Charts and diagrams as code -
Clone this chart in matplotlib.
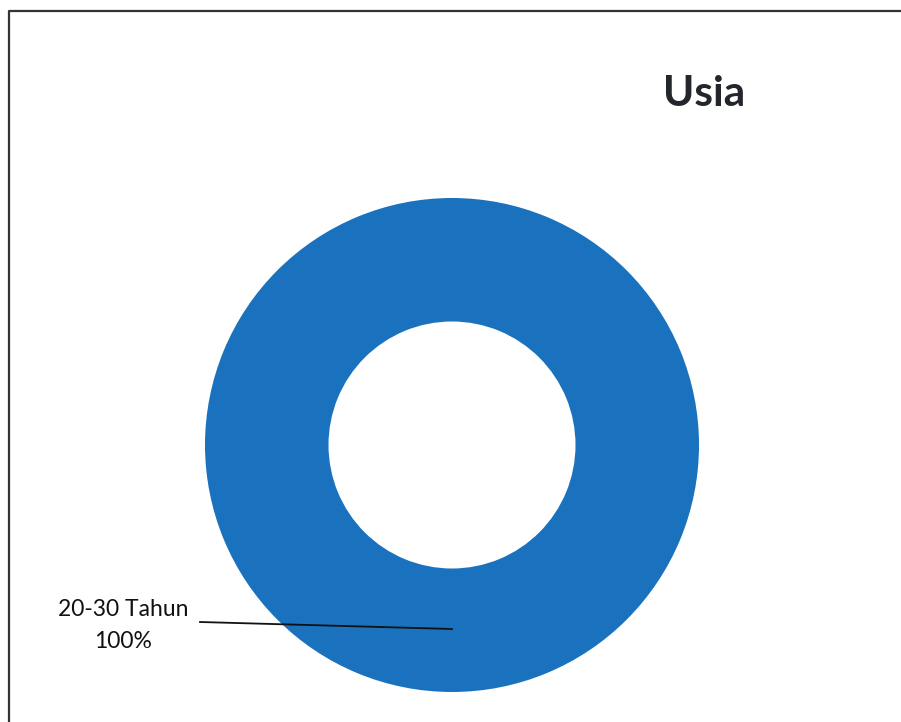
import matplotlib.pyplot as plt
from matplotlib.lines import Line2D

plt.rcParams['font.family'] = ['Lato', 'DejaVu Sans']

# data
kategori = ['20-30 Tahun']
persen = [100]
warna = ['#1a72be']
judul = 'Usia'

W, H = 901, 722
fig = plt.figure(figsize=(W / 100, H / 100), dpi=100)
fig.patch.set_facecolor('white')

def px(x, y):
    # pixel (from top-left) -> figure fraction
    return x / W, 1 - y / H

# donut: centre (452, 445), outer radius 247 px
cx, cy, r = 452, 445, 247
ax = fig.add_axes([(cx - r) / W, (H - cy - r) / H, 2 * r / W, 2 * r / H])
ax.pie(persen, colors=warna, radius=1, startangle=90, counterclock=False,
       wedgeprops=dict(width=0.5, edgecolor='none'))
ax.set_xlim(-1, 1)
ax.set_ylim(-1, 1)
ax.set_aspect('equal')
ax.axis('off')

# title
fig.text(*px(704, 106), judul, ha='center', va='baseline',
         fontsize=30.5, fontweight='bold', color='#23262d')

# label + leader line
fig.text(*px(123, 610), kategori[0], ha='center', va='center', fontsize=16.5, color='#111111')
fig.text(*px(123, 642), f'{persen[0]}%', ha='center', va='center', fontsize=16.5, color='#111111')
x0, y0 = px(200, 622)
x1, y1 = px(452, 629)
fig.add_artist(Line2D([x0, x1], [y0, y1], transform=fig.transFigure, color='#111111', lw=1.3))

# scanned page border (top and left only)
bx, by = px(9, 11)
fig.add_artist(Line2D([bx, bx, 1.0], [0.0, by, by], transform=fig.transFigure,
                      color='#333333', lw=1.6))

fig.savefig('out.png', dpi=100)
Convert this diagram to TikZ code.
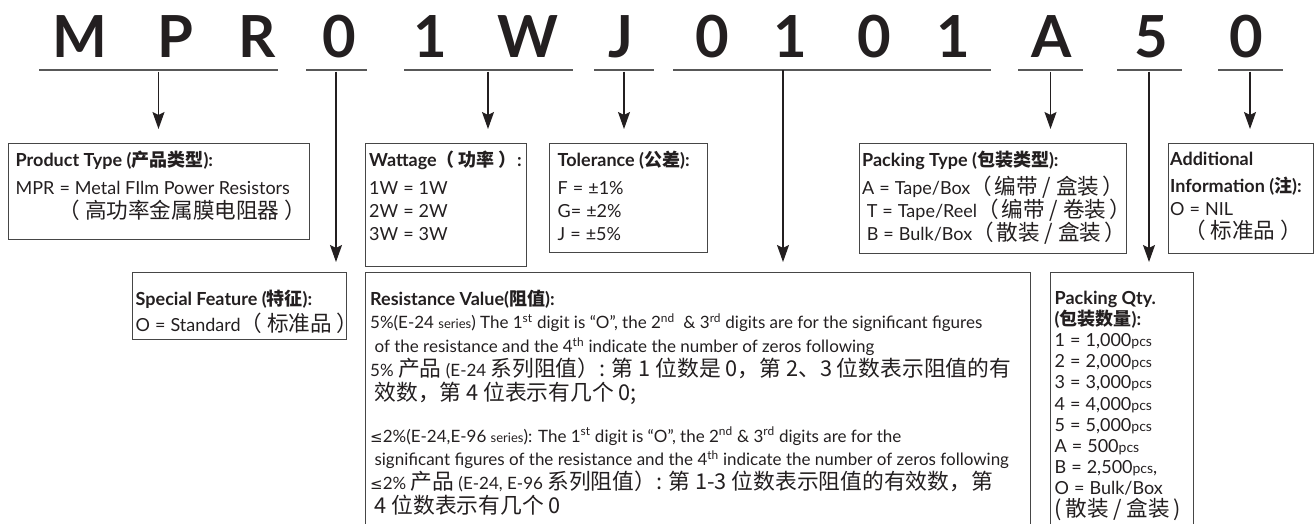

Task to carry out -
Print all of the entries word for word. Skip any images they contain.

The reply -
Clone this chart in matplotlib.
import matplotlib.pyplot as plt
from matplotlib.lines import Line2D

plt.rcParams['font.family'] = ['Lato', 'DejaVu Sans']

# data
kategori = ['20-30 Tahun']
persen = [100]
warna = ['#1a72be']
judul = 'Usia'

W, H = 901, 722
fig = plt.figure(figsize=(W / 100, H / 100), dpi=100)
fig.patch.set_facecolor('white')

def px(x, y):
    # pixel (from top-left) -> figure fraction
    return x / W, 1 - y / H

# donut: centre (452, 445), outer radius 247 px
cx, cy, r = 452, 445, 247
ax = fig.add_axes([(cx - r) / W, (H - cy - r) / H, 2 * r / W, 2 * r / H])
ax.pie(persen, colors=warna, radius=1, startangle=90, counterclock=False,
       wedgeprops=dict(width=0.5, edgecolor='none'))
ax.set_xlim(-1, 1)
ax.set_ylim(-1, 1)
ax.set_aspect('equal')
ax.axis('off')

# title
fig.text(*px(704, 106), judul, ha='center', va='baseline',
         fontsize=30.5, fontweight='bold', color='#23262d')

# label + leader line
fig.text(*px(123, 610), kategori[0], ha='center', va='center', fontsize=16.5, color='#111111')
fig.text(*px(123, 642), f'{persen[0]}%', ha='center', va='center', fontsize=16.5, color='#111111')
x0, y0 = px(200, 622)
x1, y1 = px(452, 629)
fig.add_artist(Line2D([x0, x1], [y0, y1], transform=fig.transFigure, color='#111111', lw=1.3))

# scanned page border (top and left only)
bx, by = px(9, 11)
fig.add_artist(Line2D([bx, bx, 1.0], [0.0, by, by], transform=fig.transFigure,
                      color='#333333', lw=1.6))

fig.savefig('out.png', dpi=100)
Convert this diagram to TikZ code.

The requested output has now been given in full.